I realised early on that we had been given by the merciful bounty of the Holy Spirit a pope of exceptional power and truth. Twenty years ago I wrote a little book, Pope John-Paul II and the Restoration of Catholicism, showing how he was setting about repairing the damage inflicted on the unity and solidarity of the Church by his immediate predecessors, especially that clever fool and honourable idiot Pope Paul VI. I see no reason to change a single word of what I wrote then, except perhaps to note the almost miraculous way in which he has grown in stature. Not physically but spiritually, in almost palpable form, so that in his presence you feel the radiation of goodness, the warmth of charity and faith, and the sweeping, uplifting force of hope. I felt this most palpably when from the rafters of Canterbury cathedral I watched him pay homage to the spirit of martyrdom at the shrine of St Thomas Becket, and, amid a great crowd of notables, project a powerful inner light which did not exactly diminish them but made them seem a pleiad of dim stars round a radiant supernova. One of my most precious possessions is a photograph, taken by Ossovatore Romana, of me presenting the Pope with a copy of my History of Christianity in its Polish translation. I felt then, and still feel in retrospect, that I was in the presence of sanctity personified: a true Vicar of Christ.
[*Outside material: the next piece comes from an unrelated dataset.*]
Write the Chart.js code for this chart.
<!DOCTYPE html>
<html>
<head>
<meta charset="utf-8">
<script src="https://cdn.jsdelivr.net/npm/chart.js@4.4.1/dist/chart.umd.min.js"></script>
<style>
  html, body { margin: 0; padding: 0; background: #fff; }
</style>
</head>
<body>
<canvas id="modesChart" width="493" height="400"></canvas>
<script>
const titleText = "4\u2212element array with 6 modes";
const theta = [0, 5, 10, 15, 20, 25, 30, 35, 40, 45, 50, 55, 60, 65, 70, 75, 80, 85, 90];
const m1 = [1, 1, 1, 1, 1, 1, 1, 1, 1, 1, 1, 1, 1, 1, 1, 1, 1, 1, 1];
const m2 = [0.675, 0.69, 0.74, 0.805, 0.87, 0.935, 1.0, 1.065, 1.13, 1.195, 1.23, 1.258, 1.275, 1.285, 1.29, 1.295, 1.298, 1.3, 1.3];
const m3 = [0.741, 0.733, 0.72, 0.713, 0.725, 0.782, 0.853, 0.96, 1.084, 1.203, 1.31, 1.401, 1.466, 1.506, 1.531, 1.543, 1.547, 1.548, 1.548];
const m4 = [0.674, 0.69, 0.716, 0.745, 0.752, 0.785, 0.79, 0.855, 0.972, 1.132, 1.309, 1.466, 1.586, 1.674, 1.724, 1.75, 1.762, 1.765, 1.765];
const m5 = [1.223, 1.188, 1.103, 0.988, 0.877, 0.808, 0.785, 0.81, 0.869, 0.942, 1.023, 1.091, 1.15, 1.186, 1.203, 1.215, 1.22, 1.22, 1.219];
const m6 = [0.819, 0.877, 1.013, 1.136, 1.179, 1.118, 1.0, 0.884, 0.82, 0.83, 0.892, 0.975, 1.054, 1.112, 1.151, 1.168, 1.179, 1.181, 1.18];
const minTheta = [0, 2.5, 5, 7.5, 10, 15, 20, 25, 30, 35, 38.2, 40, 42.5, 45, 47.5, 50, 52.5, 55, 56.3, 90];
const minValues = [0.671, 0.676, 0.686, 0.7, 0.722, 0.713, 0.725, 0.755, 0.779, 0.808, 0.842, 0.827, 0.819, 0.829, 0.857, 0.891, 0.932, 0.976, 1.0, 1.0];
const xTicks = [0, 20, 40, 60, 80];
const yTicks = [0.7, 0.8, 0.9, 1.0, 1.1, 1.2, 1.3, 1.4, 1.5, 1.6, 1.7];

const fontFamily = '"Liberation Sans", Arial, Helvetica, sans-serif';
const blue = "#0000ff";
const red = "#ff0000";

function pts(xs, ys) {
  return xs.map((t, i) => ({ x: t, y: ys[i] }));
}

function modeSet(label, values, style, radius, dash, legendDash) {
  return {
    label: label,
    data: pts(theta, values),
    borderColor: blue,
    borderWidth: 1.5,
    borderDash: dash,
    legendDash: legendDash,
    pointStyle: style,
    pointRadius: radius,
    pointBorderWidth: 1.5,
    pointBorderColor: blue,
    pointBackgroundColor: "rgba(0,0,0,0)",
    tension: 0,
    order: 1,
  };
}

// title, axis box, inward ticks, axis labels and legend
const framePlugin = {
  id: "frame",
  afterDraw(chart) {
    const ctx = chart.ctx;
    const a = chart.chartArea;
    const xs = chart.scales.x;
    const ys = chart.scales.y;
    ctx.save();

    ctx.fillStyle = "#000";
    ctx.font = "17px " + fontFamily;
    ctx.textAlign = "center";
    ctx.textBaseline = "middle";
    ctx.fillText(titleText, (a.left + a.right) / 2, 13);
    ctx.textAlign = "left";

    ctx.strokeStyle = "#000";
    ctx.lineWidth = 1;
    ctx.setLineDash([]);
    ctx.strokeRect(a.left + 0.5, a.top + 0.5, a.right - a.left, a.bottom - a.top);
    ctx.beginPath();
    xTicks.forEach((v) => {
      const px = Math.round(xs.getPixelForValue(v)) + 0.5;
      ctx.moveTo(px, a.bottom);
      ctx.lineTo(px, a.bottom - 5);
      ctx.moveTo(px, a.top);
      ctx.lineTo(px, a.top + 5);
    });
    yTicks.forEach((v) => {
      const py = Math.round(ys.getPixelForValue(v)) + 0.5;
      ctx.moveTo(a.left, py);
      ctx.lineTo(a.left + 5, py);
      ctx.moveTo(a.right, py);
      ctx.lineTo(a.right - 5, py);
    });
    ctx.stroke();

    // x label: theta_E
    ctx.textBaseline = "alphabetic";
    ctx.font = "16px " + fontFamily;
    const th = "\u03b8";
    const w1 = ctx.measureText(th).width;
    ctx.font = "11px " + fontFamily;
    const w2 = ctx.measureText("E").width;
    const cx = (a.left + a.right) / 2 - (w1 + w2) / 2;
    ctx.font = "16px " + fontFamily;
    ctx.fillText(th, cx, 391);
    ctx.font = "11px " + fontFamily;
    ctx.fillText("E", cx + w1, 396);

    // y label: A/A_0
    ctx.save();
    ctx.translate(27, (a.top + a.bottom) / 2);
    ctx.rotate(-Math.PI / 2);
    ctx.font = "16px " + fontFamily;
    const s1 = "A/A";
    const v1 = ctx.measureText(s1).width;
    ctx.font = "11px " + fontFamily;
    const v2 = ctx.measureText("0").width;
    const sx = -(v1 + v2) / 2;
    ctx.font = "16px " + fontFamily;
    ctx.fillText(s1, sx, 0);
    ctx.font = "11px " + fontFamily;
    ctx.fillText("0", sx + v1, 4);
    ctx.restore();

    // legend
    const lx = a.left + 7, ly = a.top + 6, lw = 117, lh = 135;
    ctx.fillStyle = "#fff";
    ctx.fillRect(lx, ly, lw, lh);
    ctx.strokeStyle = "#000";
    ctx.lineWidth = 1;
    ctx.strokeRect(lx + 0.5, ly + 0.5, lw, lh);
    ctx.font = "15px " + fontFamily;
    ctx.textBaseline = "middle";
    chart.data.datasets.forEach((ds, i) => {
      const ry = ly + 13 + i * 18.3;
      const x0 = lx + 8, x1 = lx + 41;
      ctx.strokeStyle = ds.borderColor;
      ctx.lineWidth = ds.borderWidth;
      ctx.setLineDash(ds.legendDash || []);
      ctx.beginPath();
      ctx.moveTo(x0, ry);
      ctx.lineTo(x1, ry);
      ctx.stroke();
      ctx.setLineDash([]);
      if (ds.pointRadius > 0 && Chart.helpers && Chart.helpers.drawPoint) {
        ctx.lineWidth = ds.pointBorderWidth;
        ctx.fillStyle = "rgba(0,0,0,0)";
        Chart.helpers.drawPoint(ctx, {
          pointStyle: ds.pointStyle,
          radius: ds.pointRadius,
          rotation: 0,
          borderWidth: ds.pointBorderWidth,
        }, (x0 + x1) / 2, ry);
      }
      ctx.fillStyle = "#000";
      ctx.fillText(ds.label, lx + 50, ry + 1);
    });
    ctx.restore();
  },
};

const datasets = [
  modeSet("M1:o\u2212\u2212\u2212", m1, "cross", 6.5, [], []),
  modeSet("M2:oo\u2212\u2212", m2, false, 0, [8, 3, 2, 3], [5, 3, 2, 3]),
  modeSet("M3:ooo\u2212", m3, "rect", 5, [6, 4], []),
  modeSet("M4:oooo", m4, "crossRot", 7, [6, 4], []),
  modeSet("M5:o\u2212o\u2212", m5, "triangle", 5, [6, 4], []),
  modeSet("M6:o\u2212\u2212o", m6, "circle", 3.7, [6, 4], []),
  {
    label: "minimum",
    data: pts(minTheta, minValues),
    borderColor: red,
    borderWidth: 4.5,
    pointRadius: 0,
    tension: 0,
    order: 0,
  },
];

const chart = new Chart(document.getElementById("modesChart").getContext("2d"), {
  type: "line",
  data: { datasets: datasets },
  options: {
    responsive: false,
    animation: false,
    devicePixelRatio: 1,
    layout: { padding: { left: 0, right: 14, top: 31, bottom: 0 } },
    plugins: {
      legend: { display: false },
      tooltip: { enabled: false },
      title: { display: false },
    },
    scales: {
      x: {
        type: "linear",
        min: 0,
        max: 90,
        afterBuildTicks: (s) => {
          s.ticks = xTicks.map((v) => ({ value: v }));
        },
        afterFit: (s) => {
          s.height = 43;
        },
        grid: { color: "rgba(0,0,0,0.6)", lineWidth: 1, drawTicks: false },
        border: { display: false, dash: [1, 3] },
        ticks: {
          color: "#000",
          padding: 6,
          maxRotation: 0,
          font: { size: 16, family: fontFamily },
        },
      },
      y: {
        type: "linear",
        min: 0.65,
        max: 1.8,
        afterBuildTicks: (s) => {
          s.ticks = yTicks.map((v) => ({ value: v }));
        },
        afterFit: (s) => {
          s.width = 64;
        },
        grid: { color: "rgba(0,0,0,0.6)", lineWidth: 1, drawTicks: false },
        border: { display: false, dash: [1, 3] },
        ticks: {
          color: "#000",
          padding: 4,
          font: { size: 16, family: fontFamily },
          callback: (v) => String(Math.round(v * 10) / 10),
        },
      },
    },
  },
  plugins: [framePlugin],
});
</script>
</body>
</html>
It does not at all surprise me that many people, including many Catholics, hate this holy man. For he stands, fair and square, against all the conventional and fashionable values of the world in which we live. To begin with, he is very old. In our world we regard the old, increasingly, as a nuisance. In France, they compulsorily retire healthy and active men and women of 55. I daresay we will soon come to that here. A worker of 65, let alone 70, albeit at the top of his intellectual powers, is treated as professionally senile. The idea that wisdom comes with maturity and often increases with great age is treated as preposterous. The Pope moves slowly; he suffers from Parkinson's; sometimes he needs to rest during a long service. But in the ancient temple of his mind reside wisdom and forbearance, experience and charity, the humility of those who have seen it all and the vision of an ancient of days. The fact that the largest Church on earth is ruled by a man of 83 is, to me, a source of huge satisfaction.

And, perhaps because he is so old, the Pope values life in a way most people have forgotten. To slaughter unborn babies, often in ways which we know to be cruel and horrific, may be convenient to others, socially desirable, a saving to the state, a benefit to the community, politically popular and morally acceptable to many who call themselves Christians. To the Pope it is murder: murder most foul because committed on the innocent and defenceless by professional people who have sworn solemn oaths to save life. The fact that it is committed on a colossal scale, so that the number of unborn infants slaughtered and burnt in the ovens already exceeds the casualties of both world wars, Hitler's holocaust and the victims of those twin monsters Stalin and Mao Tse-tung, makes the agony of contemplating this organic sin perhaps the worst burden the Pope has to bear.

But there are many others. He has called our prevailing mode in the world 'the culture of Death'. Everywhere we look, vast weapons of destruction are being acquired, and others used. Entire states and religious movements are being organised to kill not in self-defence or of sheer necessity but as a way of life. Euthanasia makes steady strides. To all these, the Pope, in his childlike wisdom and holy innocence, in his boundless confidence in the goodness of almighty God and the ultimate triumph of the Spirit, upholds the culture of Life. They say he is a dying man, but I have a feeling he will be teaching us the Way, the Truth and the Life for some time yet.